>>>>

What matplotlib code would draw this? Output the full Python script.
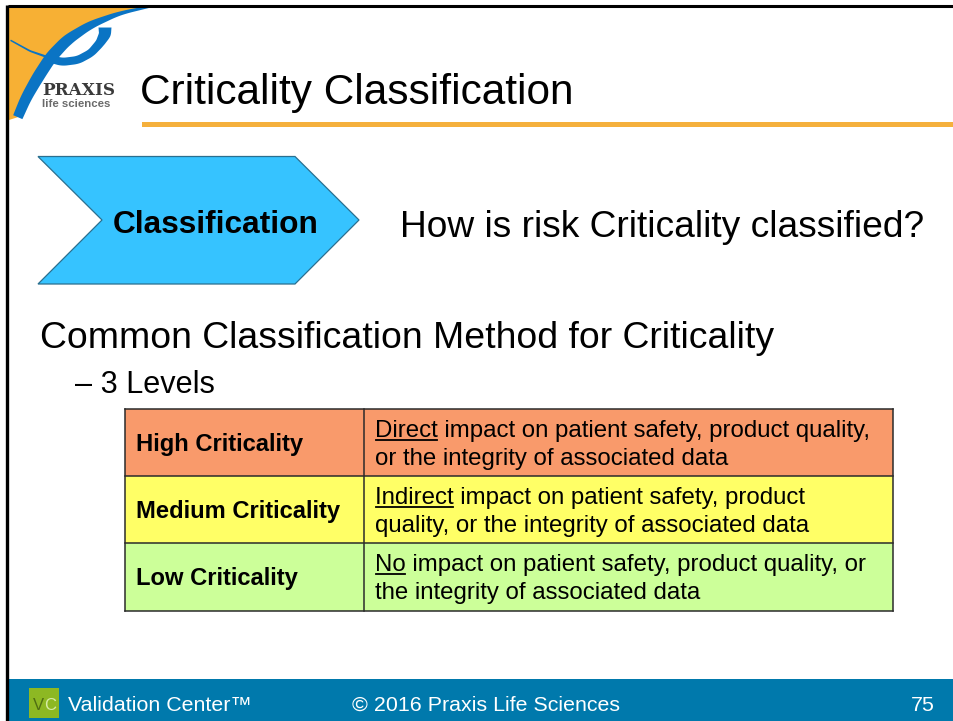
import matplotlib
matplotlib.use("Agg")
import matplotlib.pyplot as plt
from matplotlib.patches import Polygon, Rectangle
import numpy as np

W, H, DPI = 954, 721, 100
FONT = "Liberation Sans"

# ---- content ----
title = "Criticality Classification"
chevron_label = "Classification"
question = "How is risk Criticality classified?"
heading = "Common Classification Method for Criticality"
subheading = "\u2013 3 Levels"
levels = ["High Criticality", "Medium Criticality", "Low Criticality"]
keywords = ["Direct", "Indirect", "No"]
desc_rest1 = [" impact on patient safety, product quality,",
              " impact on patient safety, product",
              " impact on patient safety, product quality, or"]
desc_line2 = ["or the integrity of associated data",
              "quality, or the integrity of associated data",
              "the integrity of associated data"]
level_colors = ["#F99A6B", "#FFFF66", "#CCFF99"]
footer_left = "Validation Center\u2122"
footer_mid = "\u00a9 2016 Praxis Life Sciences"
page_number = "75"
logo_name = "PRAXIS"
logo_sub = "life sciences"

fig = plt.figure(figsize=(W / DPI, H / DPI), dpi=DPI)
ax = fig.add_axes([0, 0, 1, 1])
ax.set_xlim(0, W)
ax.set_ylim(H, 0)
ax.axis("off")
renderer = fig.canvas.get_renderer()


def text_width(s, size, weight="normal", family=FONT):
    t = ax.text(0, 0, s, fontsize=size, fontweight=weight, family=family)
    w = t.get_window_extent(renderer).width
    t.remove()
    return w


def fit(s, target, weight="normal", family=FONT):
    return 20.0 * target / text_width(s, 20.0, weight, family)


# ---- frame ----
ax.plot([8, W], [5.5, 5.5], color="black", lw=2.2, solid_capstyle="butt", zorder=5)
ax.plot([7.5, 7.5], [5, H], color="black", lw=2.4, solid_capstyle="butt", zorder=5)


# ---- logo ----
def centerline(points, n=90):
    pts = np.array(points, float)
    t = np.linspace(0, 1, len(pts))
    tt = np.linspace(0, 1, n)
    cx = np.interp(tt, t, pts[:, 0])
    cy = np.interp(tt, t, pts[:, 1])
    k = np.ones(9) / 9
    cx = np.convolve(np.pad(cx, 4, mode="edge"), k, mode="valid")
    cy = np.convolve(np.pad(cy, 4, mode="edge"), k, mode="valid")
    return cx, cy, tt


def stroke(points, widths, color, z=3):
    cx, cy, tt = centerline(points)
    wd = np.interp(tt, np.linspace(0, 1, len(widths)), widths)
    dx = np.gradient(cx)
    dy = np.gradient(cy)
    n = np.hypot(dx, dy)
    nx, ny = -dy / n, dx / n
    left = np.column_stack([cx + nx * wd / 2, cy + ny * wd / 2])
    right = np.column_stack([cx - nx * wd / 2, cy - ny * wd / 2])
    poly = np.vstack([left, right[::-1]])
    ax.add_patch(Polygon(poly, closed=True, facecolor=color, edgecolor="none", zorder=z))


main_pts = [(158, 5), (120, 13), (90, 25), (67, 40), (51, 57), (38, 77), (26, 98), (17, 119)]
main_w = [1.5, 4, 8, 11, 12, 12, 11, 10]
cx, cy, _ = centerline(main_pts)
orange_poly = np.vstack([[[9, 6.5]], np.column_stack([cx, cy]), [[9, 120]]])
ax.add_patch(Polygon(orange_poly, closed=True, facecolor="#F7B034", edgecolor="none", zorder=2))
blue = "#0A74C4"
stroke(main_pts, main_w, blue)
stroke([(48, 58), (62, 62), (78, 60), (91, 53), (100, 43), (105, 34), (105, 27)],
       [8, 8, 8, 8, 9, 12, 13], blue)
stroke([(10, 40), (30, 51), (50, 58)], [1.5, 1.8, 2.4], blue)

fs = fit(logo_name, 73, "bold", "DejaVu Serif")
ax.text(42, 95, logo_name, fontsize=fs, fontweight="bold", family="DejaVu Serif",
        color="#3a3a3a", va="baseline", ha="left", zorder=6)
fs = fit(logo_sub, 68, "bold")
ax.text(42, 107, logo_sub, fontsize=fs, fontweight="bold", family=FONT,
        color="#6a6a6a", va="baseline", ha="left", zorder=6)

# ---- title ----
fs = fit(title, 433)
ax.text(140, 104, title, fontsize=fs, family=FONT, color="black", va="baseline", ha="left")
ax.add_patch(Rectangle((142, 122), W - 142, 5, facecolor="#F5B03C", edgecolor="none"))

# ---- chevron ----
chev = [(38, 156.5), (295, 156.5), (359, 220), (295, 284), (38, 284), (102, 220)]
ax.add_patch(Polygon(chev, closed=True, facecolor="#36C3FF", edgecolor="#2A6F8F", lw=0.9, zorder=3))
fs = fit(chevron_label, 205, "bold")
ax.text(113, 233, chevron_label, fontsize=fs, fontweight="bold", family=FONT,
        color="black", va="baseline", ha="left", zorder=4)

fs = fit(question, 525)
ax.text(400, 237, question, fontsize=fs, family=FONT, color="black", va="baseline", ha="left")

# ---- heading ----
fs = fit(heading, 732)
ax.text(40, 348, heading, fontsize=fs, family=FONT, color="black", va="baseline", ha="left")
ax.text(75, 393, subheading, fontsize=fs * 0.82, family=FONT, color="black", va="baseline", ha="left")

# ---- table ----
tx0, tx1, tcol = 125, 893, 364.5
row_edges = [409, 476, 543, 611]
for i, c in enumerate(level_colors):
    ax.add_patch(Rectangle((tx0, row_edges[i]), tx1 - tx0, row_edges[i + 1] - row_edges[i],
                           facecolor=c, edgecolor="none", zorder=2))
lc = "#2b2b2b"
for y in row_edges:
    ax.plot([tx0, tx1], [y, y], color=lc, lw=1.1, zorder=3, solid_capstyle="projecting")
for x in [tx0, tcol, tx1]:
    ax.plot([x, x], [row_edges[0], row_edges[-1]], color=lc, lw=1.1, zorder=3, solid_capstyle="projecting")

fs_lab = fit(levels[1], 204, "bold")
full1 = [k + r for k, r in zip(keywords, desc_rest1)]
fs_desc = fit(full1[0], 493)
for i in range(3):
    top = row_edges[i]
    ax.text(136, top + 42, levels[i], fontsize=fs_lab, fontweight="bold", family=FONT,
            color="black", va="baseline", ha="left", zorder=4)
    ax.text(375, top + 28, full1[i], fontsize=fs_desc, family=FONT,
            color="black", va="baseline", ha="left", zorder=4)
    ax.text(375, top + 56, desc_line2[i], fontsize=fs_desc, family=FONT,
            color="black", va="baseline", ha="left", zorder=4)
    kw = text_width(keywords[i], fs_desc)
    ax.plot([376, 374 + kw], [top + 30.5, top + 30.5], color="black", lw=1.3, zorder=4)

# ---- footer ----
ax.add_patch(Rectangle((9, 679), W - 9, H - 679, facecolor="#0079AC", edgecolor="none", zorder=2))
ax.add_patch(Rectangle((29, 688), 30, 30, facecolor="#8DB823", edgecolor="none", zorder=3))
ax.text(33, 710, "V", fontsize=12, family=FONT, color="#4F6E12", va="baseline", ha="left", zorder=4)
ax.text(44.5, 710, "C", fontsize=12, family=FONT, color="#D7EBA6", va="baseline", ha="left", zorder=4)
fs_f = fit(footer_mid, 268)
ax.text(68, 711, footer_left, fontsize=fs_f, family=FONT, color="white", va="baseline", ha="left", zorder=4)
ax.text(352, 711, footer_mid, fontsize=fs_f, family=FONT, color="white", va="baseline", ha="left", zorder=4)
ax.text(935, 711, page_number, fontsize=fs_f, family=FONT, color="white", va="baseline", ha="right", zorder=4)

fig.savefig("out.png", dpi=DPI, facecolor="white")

<<<<

- **Exercise brief**: Could you repeat all of the material exactly? Pictures should not be copied.

- **Full answer**:
What matplotlib code would draw this? Output the full Python script.
import matplotlib
matplotlib.use("Agg")
import matplotlib.pyplot as plt
from matplotlib.patches import Polygon, Rectangle
import numpy as np

W, H, DPI = 954, 721, 100
FONT = "Liberation Sans"

# ---- content ----
title = "Criticality Classification"
chevron_label = "Classification"
question = "How is risk Criticality classified?"
heading = "Common Classification Method for Criticality"
subheading = "\u2013 3 Levels"
levels = ["High Criticality", "Medium Criticality", "Low Criticality"]
keywords = ["Direct", "Indirect", "No"]
desc_rest1 = [" impact on patient safety, product quality,",
              " impact on patient safety, product",
              " impact on patient safety, product quality, or"]
desc_line2 = ["or the integrity of associated data",
              "quality, or the integrity of associated data",
              "the integrity of associated data"]
level_colors = ["#F99A6B", "#FFFF66", "#CCFF99"]
footer_left = "Validation Center\u2122"
footer_mid = "\u00a9 2016 Praxis Life Sciences"
page_number = "75"
logo_name = "PRAXIS"
logo_sub = "life sciences"

fig = plt.figure(figsize=(W / DPI, H / DPI), dpi=DPI)
ax = fig.add_axes([0, 0, 1, 1])
ax.set_xlim(0, W)
ax.set_ylim(H, 0)
ax.axis("off")
renderer = fig.canvas.get_renderer()


def text_width(s, size, weight="normal", family=FONT):
    t = ax.text(0, 0, s, fontsize=size, fontweight=weight, family=family)
    w = t.get_window_extent(renderer).width
    t.remove()
    return w


def fit(s, target, weight="normal", family=FONT):
    return 20.0 * target / text_width(s, 20.0, weight, family)


# ---- frame ----
ax.plot([8, W], [5.5, 5.5], color="black", lw=2.2, solid_capstyle="butt", zorder=5)
ax.plot([7.5, 7.5], [5, H], color="black", lw=2.4, solid_capstyle="butt", zorder=5)


# ---- logo ----
def centerline(points, n=90):
    pts = np.array(points, float)
    t = np.linspace(0, 1, len(pts))
    tt = np.linspace(0, 1, n)
    cx = np.interp(tt, t, pts[:, 0])
    cy = np.interp(tt, t, pts[:, 1])
    k = np.ones(9) / 9
    cx = np.convolve(np.pad(cx, 4, mode="edge"), k, mode="valid")
    cy = np.convolve(np.pad(cy, 4, mode="edge"), k, mode="valid")
    return cx, cy, tt


def stroke(points, widths, color, z=3):
    cx, cy, tt = centerline(points)
    wd = np.interp(tt, np.linspace(0, 1, len(widths)), widths)
    dx = np.gradient(cx)
    dy = np.gradient(cy)
    n = np.hypot(dx, dy)
    nx, ny = -dy / n, dx / n
    left = np.column_stack([cx + nx * wd / 2, cy + ny * wd / 2])
    right = np.column_stack([cx - nx * wd / 2, cy - ny * wd / 2])
    poly = np.vstack([left, right[::-1]])
    ax.add_patch(Polygon(poly, closed=True, facecolor=color, edgecolor="none", zorder=z))


main_pts = [(158, 5), (120, 13), (90, 25), (67, 40), (51, 57), (38, 77), (26, 98), (17, 119)]
main_w = [1.5, 4, 8, 11, 12, 12, 11, 10]
cx, cy, _ = centerline(main_pts)
orange_poly = np.vstack([[[9, 6.5]], np.column_stack([cx, cy]), [[9, 120]]])
ax.add_patch(Polygon(orange_poly, closed=True, facecolor="#F7B034", edgecolor="none", zorder=2))
blue = "#0A74C4"
stroke(main_pts, main_w, blue)
stroke([(48, 58), (62, 62), (78, 60), (91, 53), (100, 43), (105, 34), (105, 27)],
       [8, 8, 8, 8, 9, 12, 13], blue)
stroke([(10, 40), (30, 51), (50, 58)], [1.5, 1.8, 2.4], blue)

fs = fit(logo_name, 73, "bold", "DejaVu Serif")
ax.text(42, 95, logo_name, fontsize=fs, fontweight="bold", family="DejaVu Serif",
        color="#3a3a3a", va="baseline", ha="left", zorder=6)
fs = fit(logo_sub, 68, "bold")
ax.text(42, 107, logo_sub, fontsize=fs, fontweight="bold", family=FONT,
        color="#6a6a6a", va="baseline", ha="left", zorder=6)

# ---- title ----
fs = fit(title, 433)
ax.text(140, 104, title, fontsize=fs, family=FONT, color="black", va="baseline", ha="left")
ax.add_patch(Rectangle((142, 122), W - 142, 5, facecolor="#F5B03C", edgecolor="none"))

# ---- chevron ----
chev = [(38, 156.5), (295, 156.5), (359, 220), (295, 284), (38, 284), (102, 220)]
ax.add_patch(Polygon(chev, closed=True, facecolor="#36C3FF", edgecolor="#2A6F8F", lw=0.9, zorder=3))
fs = fit(chevron_label, 205, "bold")
ax.text(113, 233, chevron_label, fontsize=fs, fontweight="bold", family=FONT,
        color="black", va="baseline", ha="left", zorder=4)

fs = fit(question, 525)
ax.text(400, 237, question, fontsize=fs, family=FONT, color="black", va="baseline", ha="left")

# ---- heading ----
fs = fit(heading, 732)
ax.text(40, 348, heading, fontsize=fs, family=FONT, color="black", va="baseline", ha="left")
ax.text(75, 393, subheading, fontsize=fs * 0.82, family=FONT, color="black", va="baseline", ha="left")

# ---- table ----
tx0, tx1, tcol = 125, 893, 364.5
row_edges = [409, 476, 543, 611]
for i, c in enumerate(level_colors):
    ax.add_patch(Rectangle((tx0, row_edges[i]), tx1 - tx0, row_edges[i + 1] - row_edges[i],
                           facecolor=c, edgecolor="none", zorder=2))
lc = "#2b2b2b"
for y in row_edges:
    ax.plot([tx0, tx1], [y, y], color=lc, lw=1.1, zorder=3, solid_capstyle="projecting")
for x in [tx0, tcol, tx1]:
    ax.plot([x, x], [row_edges[0], row_edges[-1]], color=lc, lw=1.1, zorder=3, solid_capstyle="projecting")

fs_lab = fit(levels[1], 204, "bold")
full1 = [k + r for k, r in zip(keywords, desc_rest1)]
fs_desc = fit(full1[0], 493)
for i in range(3):
    top = row_edges[i]
    ax.text(136, top + 42, levels[i], fontsize=fs_lab, fontweight="bold", family=FONT,
            color="black", va="baseline", ha="left", zorder=4)
    ax.text(375, top + 28, full1[i], fontsize=fs_desc, family=FONT,
            color="black", va="baseline", ha="left", zorder=4)
    ax.text(375, top + 56, desc_line2[i], fontsize=fs_desc, family=FONT,
            color="black", va="baseline", ha="left", zorder=4)
    kw = text_width(keywords[i], fs_desc)
    ax.plot([376, 374 + kw], [top + 30.5, top + 30.5], color="black", lw=1.3, zorder=4)

# ---- footer ----
ax.add_patch(Rectangle((9, 679), W - 9, H - 679, facecolor="#0079AC", edgecolor="none", zorder=2))
ax.add_patch(Rectangle((29, 688), 30, 30, facecolor="#8DB823", edgecolor="none", zorder=3))
ax.text(33, 710, "V", fontsize=12, family=FONT, color="#4F6E12", va="baseline", ha="left", zorder=4)
ax.text(44.5, 710, "C", fontsize=12, family=FONT, color="#D7EBA6", va="baseline", ha="left", zorder=4)
fs_f = fit(footer_mid, 268)
ax.text(68, 711, footer_left, fontsize=fs_f, family=FONT, color="white", va="baseline", ha="left", zorder=4)
ax.text(352, 711, footer_mid, fontsize=fs_f, family=FONT, color="white", va="baseline", ha="left", zorder=4)
ax.text(935, 711, page_number, fontsize=fs_f, family=FONT, color="white", va="baseline", ha="right", zorder=4)

fig.savefig("out.png", dpi=DPI, facecolor="white")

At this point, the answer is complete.